Abstract
Background: Offshore oil rigs are isolated and potentially dangerous environments that present challenges to workers’ physical and mental health. Accident and injury prevention programs and employee assistance programs intend to address these occupational challenges. While vitally important, these programs do not typically address spiritual health. Spirituality has been shown to contribute to health and wellness. Yet, little is known about whether employer-provided spiritual wellness services have the potential to support the occupational health of this population.
Methods: We conducted a scoping review of three bodies of literature published in the last 35 years: the mental and physical wellness of offshore oil workers; the role of spiritual practice in promoting mental and physical wellness; and the provision of spiritual wellness services as an adjunct to employee assistance programs.
Results: Offshore oil workers experience a range of challenges to their physical, mental, emotional and social wellbeing. Spiritual beliefs and practices have been shown to contribute to wellness. Some scholars suggest that providing spiritual resources at work benefits employees and employers alike, while others argue that spiritual practice does not belong in the workplace. There is no published research that specifically examines the spiritual wellbeing of offshore oil workers or whether employer-provided spiritual services would promote occupational health in this population.
Discussion: The findings of this scoping review are both promising and cautionary. Evidence suggests that improving offshore workers’ ability to engage in spiritual practice may improve their mental and physical wellbeing. However, this literature is characterized by several methodological shortcomings: the conflation of correlation with causality; the difficulty of creating meaningful standardized measurements of spiritual wellbeing; and concerns around sampling biases, clinical versus population-level effects, and the inability to control for confounding factors. Furthermore, promoting spiritual wellness within the workplace raises controversies at the intersection of capitalism and spirituality. Further research is needed in two key areas: refining theory and method to improve our understanding of the links between spiritual practice and wellness; and deepening the debate about the ethical implications of employer-provided spiritual resources.

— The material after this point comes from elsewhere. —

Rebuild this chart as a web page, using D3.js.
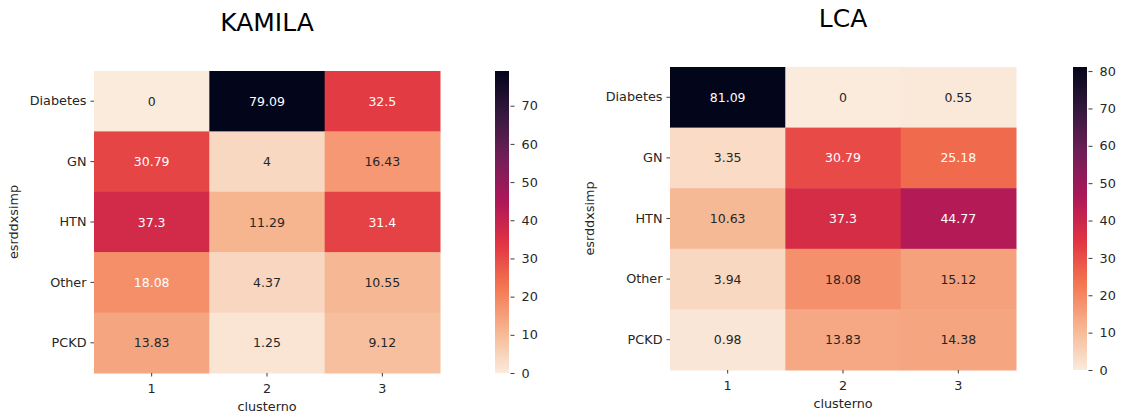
<!DOCTYPE html>
<html>
<head>
<meta charset="utf-8">
<script src="https://cdn.jsdelivr.net/npm/d3@7"></script>
<style>
  html, body { margin: 0; padding: 0; background: #ffffff; }
  svg { display: block; font-family: "DejaVu Sans", sans-serif; }
</style>
</head>
<body>
<svg id="chart" width="1121" height="420"></svg>
<script>
// Diagnosis categories (rows) and cluster numbers (columns)
const diagnoses = ["Diabetes", "GN", "HTN", "Other", "PCKD"];
const clusters = ["1", "2", "3"];

// Percentage of each diagnosis within each cluster
const kamilaValues = [
  [0, 79.09, 32.5],
  [30.79, 4, 16.43],
  [37.3, 11.29, 31.4],
  [18.08, 4.37, 10.55],
  [13.83, 1.25, 9.12]
];
const lcaValues = [
  [81.09, 0, 0.55],
  [3.35, 30.79, 25.18],
  [10.63, 37.3, 44.77],
  [3.94, 18.08, 15.12],
  [0.98, 13.83, 14.38]
];

// Colour bar tick values
const kamilaTicks = [0, 10, 20, 30, 40, 50, 60, 70];
const lcaTicks = [0, 10, 20, 30, 40, 50, 60, 70, 80];

// "rocket" colour map anchors (dark -> light); reversed for use below
const rocketStops = ["#03051a", "#35193e", "#701f57", "#ad1759", "#e13342", "#f37651", "#f6b48f", "#faebdd"];
const rocket = d3.scaleLinear()
  .domain([0, 1/7, 2/7, 3/7, 4/7, 5/7, 6/7, 1])
  .range(rocketStops)
  .interpolate(d3.interpolateRgb);
const rocketR = t => rocket(1 - t);

function luminance(c) {
  const rgb = d3.rgb(c);
  const lin = v => { v /= 255; return v <= 0.03928 ? v / 12.92 : Math.pow((v + 0.055) / 1.055, 2.4); };
  return 0.2126 * lin(rgb.r) + 0.7152 * lin(rgb.g) + 0.0722 * lin(rgb.b);
}

const svg = d3.select("#chart");
const defs = svg.append("defs");
const TEXT = "#262626";
const FS = "12.8px";

function drawHeatmap(opts) {
  const { values, ticks, title, left, right, top, bottom, cbLeft, cbWidth, id } = opts;
  const flat = values.flat();
  const vmin = d3.min(flat), vmax = d3.max(flat);
  const norm = d3.scaleLinear().domain([vmin, vmax]).range([0, 1]);
  const color = v => rocketR(norm(v));

  const x = d3.scaleBand().domain(clusters).range([left, right]);
  const y = d3.scaleBand().domain(diagnoses).range([top, bottom]);

  const g = svg.append("g");

  // cells
  const cells = [];
  values.forEach((row, i) => row.forEach((v, j) => cells.push({ r: diagnoses[i], c: clusters[j], v })));
  g.selectAll("rect.cell").data(cells).join("rect")
    .attr("class", "cell")
    .attr("x", d => x(d.c))
    .attr("y", d => y(d.r))
    .attr("width", x.bandwidth() + 0.5)
    .attr("height", y.bandwidth() + 0.5)
    .attr("fill", d => color(d.v));

  // annotations
  g.selectAll("text.annot").data(cells).join("text")
    .attr("class", "annot")
    .attr("x", d => x(d.c) + x.bandwidth() / 2)
    .attr("y", d => y(d.r) + y.bandwidth() / 2)
    .attr("dy", "0.36em")
    .attr("text-anchor", "middle")
    .attr("font-size", "12.5px")
    .attr("fill", d => luminance(color(d.v)) > 0.4025 ? TEXT : "#ffffff")
    .text(d => d.v);

  // axes
  const xAxis = d3.axisBottom(x).tickSize(3.5).tickPadding(5);
  const gx = g.append("g").attr("transform", `translate(0,${bottom})`).call(xAxis);
  const yAxis = d3.axisLeft(y).tickSize(3.5).tickPadding(4);
  const gy = g.append("g").attr("transform", `translate(${left},0)`).call(yAxis);
  [gx, gy].forEach(a => {
    a.select(".domain").remove();
    a.selectAll(".tick line").attr("stroke", TEXT).attr("stroke-width", 0.9);
    a.selectAll(".tick text").attr("fill", TEXT).attr("font-size", FS).attr("font-family", "DejaVu Sans, sans-serif");
  });
  gx.selectAll(".tick text").attr("dy", "0.9em");

  // axis titles
  g.append("text")
    .attr("x", (left + right) / 2).attr("y", bottom + 38)
    .attr("text-anchor", "middle").attr("font-size", FS).attr("fill", TEXT)
    .text("clusterno");
  g.append("text")
    .attr("transform", `translate(${left - 76},${(top + bottom) / 2}) rotate(-90)`)
    .attr("text-anchor", "middle").attr("font-size", FS).attr("fill", TEXT)
    .text("esrddxsimp");

  // title
  g.append("text")
    .attr("x", (left + right) / 2).attr("y", top - 40)
    .attr("text-anchor", "middle").attr("font-size", "25px").attr("fill", "#000")
    .text(title);

  // colour bar
  const grad = defs.append("linearGradient").attr("id", id)
    .attr("x1", 0).attr("y1", 1).attr("x2", 0).attr("y2", 0);
  d3.range(0, 1.0001, 0.02).forEach(t => {
    grad.append("stop").attr("offset", t).attr("stop-color", rocketR(t));
  });
  g.append("rect")
    .attr("x", cbLeft).attr("y", top)
    .attr("width", cbWidth).attr("height", bottom - top)
    .attr("fill", `url(#${id})`);
  const cy = d3.scaleLinear().domain([vmin, vmax]).range([bottom, top]);
  const cAxis = d3.axisRight(cy).tickValues(ticks).tickSize(4).tickPadding(7);
  const gc = g.append("g").attr("transform", `translate(${cbLeft + cbWidth + 1.5},0)`).call(cAxis);
  gc.select(".domain").remove();
  gc.selectAll(".tick line").attr("stroke", TEXT).attr("stroke-width", 0.9);
  gc.selectAll(".tick text").attr("fill", TEXT).attr("font-size", FS).attr("font-family", "DejaVu Sans, sans-serif");
}

drawHeatmap({ values: kamilaValues, ticks: kamilaTicks, title: "KAMILA",
  left: 94, right: 440, top: 71, bottom: 373, cbLeft: 495, cbWidth: 14, id: "cbKamila" });
drawHeatmap({ values: lcaValues, ticks: lcaTicks, title: "LCA",
  left: 670, right: 1016, top: 67, bottom: 370, cbLeft: 1073, cbWidth: 14, id: "cbLca" });
</script>
</body>
</html>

Conclusion: Discussion of occupational health and safety in the offshore oil industry often focuses on accident and injury prevention. This is extremely important work. However, worker wellbeing is further improved when industry leaders adopt a more expansive concept of wellness that is supported through employee assistance programming. Determining if and how spiritual resources might constitute part of this support for offshore oil workers requires focused evidence-based research and sensitive ethical consideration.